Comme les tyrans dans une cour d'école primaire, ces dernières ont tout fait pour étouffer l'éditeur et discréditer l'auteur du dossier afin de minimiser l'impact de leurs thèses. Le documentaire de Julien Fréchette s'attarde aux limites de notre système de justice où les lobbys ont infiniment plus de poids que les citoyens, et où la peur de représailles guide dans bien des cas les choix faits par les médias, favorisant du même coup une information édulcorée, filtrée, prédigérée. Le film est un constat d'échec, mis en image. Parce que ces compagnies privées n'ont de compte à rendre à personne sinon à leurs actionnaires, que leurs profits astronomiques leur permettent de se sauver éternellement de la justice ou d'acheter ceux qui sont censés la faire régner, la liberté d'expression semble n'être plus qu'un mirage, qu'un écran de fumée destiné à préserver les apparences d'une démocratie en déroute. Qu'en est-il du système judiciaire? Il se trouve pris dans la tourmente et ses rouages encrassés ont peine à tourner. Et lorsqu'ils le font, dans quelle direction tournent-ils? La balance de la justice semble malheureusement ne plus pencher que d'un côté. Un tel contexte nous rappelle l'importance de produire des documentaires qui dénoncent.
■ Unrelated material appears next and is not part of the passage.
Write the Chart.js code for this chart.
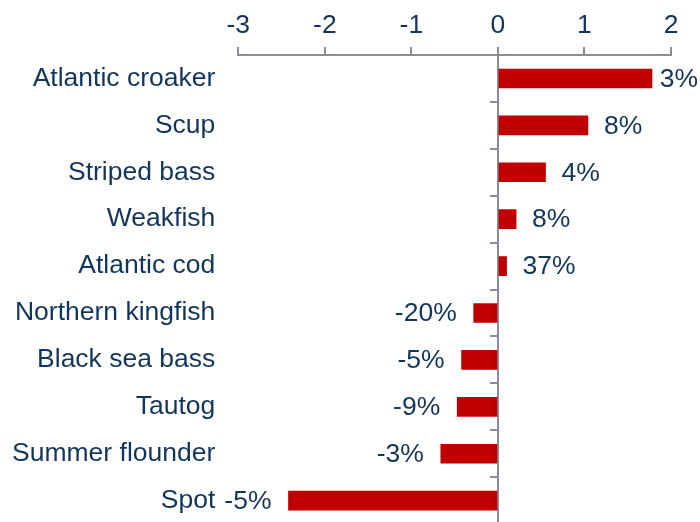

Avec les moyens colossaux à leur disposition, les grosses corporations peuvent étirer les procédures jusqu'à casser les reins des résistants, miner leur crédibilité dans la durée, briser leur esprit et leur santé physique par des attaques médiatiques ou judiciaires répétées. Dans ce cas, peut-on reprocher à des citoyens d'utiliser les seuls moyens démocratiques à leur disposition pour se défendre, qu'il s'agisse de blogues, de podcasts, ou dans ce cas-ci, de documentaires? Il est aberrant de constater que l'on puisse même envisager qu'une compagnie aurifère générant des milliards de dollars de revenus soit même perçue comme étant une victime. C'est à pleurer.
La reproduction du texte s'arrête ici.